The Air Force Research Laboratory (AFRL) has announced that its Skyborg autonomy core system, or ACS, successfully completed a flight aboard a General Atomics Avenger unmanned vehicle at Edwards Air Force Base. The Skyborg ACS is a hardware and software suite that acts as the “brain” of autonomous aircraft equipped with the system. The tests add more aircraft to the list of platforms Skyborg has successfully flown on, bringing the Air Force closer to a future in which airmen fly alongside AI-controlled “loyal wingmen.”
The Skyborg-controlled Avenger flew four two and a half hours on June 24, 2021, during the Orange Flag 21-2 Large Force Test Event at Edwards Air Force Base in California.

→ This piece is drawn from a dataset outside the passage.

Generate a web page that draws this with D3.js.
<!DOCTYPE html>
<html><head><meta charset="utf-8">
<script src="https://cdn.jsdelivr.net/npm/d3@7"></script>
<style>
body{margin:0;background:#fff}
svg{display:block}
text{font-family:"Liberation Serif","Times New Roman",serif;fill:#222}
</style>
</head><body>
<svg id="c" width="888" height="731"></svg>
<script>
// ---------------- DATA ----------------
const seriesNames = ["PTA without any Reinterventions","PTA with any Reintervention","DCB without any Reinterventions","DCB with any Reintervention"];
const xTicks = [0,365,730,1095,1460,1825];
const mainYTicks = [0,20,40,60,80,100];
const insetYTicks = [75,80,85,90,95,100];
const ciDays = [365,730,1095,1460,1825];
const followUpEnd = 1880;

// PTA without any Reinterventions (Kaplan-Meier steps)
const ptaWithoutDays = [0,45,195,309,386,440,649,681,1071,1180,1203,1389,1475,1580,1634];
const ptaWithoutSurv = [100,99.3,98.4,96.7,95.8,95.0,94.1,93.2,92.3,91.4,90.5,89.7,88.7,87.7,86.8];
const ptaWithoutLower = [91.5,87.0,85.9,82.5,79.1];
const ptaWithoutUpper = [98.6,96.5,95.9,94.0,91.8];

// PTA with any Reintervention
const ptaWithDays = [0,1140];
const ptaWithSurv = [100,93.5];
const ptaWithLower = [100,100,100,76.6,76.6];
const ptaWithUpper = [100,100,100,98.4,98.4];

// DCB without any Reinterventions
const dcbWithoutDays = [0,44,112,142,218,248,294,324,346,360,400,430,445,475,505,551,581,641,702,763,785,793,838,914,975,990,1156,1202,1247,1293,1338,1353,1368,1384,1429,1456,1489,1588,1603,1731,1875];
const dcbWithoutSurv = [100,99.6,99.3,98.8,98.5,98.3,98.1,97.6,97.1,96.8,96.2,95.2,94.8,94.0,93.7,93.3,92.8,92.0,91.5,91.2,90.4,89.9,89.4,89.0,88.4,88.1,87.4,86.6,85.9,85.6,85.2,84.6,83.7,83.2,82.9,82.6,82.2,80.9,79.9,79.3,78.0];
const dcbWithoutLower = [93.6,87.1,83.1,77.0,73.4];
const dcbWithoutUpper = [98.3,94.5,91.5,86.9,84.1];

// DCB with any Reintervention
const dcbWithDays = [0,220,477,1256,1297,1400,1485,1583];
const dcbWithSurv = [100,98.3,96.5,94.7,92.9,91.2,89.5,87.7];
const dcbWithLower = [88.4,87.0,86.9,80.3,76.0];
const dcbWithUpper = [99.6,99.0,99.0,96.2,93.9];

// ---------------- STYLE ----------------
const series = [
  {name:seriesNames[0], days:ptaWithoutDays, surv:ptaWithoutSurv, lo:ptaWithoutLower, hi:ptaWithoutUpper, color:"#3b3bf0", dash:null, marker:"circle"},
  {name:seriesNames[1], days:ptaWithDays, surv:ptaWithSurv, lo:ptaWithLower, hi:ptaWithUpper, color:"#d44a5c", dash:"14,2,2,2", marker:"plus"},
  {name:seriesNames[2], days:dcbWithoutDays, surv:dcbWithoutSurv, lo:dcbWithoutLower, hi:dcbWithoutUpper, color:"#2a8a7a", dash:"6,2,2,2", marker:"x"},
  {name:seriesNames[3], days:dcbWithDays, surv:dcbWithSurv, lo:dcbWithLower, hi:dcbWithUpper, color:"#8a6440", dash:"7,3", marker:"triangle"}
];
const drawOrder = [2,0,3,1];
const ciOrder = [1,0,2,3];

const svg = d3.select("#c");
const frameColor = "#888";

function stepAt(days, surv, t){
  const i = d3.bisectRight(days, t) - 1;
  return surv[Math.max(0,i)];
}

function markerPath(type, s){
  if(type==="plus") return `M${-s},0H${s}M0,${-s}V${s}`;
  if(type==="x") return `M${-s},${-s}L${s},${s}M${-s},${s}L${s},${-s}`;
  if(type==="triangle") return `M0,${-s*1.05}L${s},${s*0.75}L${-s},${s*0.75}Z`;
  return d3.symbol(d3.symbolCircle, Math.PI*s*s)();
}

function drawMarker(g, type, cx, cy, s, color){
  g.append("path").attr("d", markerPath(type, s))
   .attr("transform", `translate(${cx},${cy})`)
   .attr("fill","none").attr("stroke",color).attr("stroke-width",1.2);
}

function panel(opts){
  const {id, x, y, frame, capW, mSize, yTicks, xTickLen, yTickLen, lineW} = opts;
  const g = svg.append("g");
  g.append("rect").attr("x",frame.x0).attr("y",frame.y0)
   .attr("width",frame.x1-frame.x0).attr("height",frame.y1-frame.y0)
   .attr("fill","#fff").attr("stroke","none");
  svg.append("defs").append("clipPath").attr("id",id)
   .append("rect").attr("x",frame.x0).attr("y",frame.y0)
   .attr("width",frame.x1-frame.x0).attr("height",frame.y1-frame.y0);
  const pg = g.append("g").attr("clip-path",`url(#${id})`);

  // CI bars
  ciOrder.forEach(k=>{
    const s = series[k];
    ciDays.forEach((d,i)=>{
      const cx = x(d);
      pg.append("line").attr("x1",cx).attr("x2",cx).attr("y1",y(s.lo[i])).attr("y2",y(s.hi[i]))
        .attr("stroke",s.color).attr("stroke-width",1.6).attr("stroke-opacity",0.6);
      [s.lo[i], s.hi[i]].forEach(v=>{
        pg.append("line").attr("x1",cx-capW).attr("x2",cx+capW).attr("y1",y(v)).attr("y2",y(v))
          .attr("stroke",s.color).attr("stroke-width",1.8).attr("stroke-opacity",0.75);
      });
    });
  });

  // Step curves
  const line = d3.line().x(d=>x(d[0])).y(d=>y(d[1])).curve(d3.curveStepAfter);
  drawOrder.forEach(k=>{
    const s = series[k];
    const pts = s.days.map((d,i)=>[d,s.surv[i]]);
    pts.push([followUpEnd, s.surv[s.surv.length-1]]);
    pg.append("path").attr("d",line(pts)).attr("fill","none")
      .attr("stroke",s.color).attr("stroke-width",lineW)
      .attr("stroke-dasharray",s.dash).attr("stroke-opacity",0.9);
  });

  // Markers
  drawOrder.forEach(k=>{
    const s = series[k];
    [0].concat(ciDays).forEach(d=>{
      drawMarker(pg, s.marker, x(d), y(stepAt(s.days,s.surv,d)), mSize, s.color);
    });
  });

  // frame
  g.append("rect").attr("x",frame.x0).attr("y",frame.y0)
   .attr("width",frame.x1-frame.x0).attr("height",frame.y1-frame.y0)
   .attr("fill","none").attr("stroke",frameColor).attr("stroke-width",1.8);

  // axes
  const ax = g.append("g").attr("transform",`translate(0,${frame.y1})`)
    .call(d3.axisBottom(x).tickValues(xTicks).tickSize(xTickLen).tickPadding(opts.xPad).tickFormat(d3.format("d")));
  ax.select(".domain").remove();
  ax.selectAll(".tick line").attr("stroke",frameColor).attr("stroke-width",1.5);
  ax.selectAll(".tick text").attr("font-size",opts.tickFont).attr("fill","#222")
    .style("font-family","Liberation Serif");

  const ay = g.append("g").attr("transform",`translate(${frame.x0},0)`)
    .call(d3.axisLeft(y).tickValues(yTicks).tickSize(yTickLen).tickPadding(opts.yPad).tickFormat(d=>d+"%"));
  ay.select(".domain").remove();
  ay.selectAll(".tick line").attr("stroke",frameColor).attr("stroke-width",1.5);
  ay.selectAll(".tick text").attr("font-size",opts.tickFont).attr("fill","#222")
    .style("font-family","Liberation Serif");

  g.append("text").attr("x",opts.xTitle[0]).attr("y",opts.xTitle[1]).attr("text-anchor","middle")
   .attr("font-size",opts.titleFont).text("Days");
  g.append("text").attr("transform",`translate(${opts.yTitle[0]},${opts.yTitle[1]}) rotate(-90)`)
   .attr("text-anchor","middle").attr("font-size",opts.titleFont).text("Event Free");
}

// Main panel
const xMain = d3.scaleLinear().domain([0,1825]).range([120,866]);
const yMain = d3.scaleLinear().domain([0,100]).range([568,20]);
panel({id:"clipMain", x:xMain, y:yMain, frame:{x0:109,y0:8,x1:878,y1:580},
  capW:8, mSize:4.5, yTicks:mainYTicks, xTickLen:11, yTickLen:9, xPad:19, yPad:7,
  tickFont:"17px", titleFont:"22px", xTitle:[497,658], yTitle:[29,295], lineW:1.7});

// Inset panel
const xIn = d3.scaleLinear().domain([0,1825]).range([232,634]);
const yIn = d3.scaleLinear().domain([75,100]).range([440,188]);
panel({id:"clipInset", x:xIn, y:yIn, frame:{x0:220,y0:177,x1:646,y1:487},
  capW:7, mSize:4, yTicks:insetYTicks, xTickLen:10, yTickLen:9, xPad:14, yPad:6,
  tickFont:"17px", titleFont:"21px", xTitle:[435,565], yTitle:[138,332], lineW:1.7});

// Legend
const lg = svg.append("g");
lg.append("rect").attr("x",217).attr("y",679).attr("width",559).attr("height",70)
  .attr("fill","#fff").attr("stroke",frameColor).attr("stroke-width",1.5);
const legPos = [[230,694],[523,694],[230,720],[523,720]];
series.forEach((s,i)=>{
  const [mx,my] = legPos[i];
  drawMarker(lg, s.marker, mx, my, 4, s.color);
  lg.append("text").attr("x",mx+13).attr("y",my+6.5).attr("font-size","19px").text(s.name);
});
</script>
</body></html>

Orange Flag is a training event held by the 412th Test Wing three times a year that “focuses on technical integration and innovation across a breadth of technology readiness levels,” according to an Air Force press release. You can read more about this major testing event in this past feature of ours.
The Avenger started its flight under the control of a human operator before being handed off to the Skyborg “pilot” at a safe altitude. A command and control station on the ground monitored the drone’s flight, during which Skyborg executed “a series of foundational behaviors necessary to characterize safe system operation” including following navigational commands, flying within defined boundaries known as “geo-fences,” adhering to safe flight envelopes, and demonstrating “coordinated maneuvering.”
The Avenger’s flight at Orange Flag was part of the AFRL’s larger Autonomous Attritable Aircraft Experimentation (AAAx), a program that has already seen the Skyborg ACS tested aboard a Kratos UTAP-22 Mako unmanned aircraft. The AAAx program appears to be aimed at eventually fielding autonomous air vehicles that are low-cost enough to operate in environments where there is a high chance of aircraft being lost, but are also reusable.
As part of that goal, the Skyborg program is developing an artificial intelligence-driven “computer brain” that could eventually autonomously control “loyal wingman” drones or even more advanced unmanned combat air vehicles (UCAVs). The AFRL wants the system to be able to perform tasks such as taking off and landing, to even making decisions on its own in combat based on situational variables.
The Air Force envisions Skyborg-equipped UAVs to operate both completely autonomously and in networked groups while tethered via datalinks to manned aircraft, all controlled by what the AFRL calls a “modular ACS that can autonomously aviate, navigate, and communicate, and eventually integrate other advanced capabilities.” Skyborg-equipped wingmen fitted with their own pods or sensor systems could easily and rapidly add extended capabilities by linking to manned aircraft flying within line-of-sight of them.
After the program was first revealed in 2019, the Air Force’s then-Assistant Secretary of the Air Force for Acquisition, Technology and Logistics Will Roper stated he wanted to see operational demonstrations within two years. The latest test flight of the Skyborg-equipped Avenger shows the service has clearly hit that benchmark.
The General Atomics Avenger was used in experiments with another autonomy system in 2020, developed as part of the Defense Advanced Research Projects Agency’s (DARPA) Collaborative Operations in Denied Environment (CODE) program that sought to develop drones that could demonstrate “collaborative autonomy,” or the ability to work cooperatively.
Brigadier General Dale White, Skyborg Program Executive Officer says that the successful Skyborg ACS implementation aboard an Avenger demonstrates the Air Force’s commitment to remaining at the forefront of aerospace innovation. “This type of operational experimentation enables the Air Force to raise the bar on new capabilities, made possible by emerging technologies,” said White, “and this flight is a key milestone in achieving that goal.”